(begin)

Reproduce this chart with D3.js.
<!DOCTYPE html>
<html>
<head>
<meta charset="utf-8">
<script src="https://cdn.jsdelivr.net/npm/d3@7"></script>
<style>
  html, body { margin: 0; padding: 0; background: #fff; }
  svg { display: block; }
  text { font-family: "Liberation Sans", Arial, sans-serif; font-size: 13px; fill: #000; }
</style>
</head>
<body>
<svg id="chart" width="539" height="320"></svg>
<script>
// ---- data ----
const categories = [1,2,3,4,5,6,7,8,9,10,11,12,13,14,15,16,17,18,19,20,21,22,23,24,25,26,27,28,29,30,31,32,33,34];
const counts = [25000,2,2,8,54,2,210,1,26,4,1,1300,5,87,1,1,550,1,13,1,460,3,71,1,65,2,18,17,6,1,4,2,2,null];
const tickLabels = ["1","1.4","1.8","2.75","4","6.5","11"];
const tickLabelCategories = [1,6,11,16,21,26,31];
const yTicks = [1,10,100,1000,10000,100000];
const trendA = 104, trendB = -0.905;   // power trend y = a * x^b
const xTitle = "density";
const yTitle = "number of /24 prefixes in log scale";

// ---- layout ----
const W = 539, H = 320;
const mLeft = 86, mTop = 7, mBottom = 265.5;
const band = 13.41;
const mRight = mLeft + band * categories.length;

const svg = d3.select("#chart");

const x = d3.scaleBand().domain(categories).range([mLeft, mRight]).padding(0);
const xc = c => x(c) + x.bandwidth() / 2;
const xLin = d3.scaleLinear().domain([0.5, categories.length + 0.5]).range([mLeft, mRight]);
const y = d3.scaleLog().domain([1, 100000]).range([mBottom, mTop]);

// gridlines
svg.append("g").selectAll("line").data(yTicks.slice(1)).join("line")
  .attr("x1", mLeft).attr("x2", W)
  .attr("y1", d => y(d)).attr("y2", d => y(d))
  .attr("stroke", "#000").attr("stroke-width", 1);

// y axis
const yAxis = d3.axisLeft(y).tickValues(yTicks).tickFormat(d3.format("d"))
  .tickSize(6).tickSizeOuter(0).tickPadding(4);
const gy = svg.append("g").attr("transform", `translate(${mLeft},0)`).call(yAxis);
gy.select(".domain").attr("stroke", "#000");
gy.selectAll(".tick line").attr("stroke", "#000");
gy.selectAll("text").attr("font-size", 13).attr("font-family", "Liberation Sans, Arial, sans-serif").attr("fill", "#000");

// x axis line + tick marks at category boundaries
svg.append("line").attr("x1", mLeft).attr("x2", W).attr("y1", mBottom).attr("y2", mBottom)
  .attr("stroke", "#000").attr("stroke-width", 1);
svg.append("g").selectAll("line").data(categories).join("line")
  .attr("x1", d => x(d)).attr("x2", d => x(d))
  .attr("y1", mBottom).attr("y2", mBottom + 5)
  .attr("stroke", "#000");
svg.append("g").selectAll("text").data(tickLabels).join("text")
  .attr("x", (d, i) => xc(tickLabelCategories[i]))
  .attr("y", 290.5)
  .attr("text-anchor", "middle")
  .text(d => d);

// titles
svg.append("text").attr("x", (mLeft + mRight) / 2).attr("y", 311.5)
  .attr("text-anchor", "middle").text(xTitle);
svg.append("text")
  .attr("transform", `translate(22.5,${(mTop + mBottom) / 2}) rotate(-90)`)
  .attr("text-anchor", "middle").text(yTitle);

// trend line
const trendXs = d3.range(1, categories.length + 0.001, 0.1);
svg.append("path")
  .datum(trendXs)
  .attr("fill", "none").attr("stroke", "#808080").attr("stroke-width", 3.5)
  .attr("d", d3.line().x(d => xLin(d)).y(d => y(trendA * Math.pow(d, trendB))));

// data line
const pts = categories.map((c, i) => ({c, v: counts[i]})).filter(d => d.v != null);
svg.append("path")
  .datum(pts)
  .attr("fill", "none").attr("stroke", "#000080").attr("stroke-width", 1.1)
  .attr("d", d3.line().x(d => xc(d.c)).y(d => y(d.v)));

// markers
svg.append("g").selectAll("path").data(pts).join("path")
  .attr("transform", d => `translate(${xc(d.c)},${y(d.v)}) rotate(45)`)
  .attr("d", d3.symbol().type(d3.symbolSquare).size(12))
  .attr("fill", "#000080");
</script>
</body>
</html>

(end)

• [WRITTEN REQUEST]: Search the lines for "chart". Copy each line that has it.

• [FINISHED ANSWER]:
Reproduce this chart with D3.js.
<svg id="chart" width="539" height="320"></svg>
const svg = d3.select("#chart");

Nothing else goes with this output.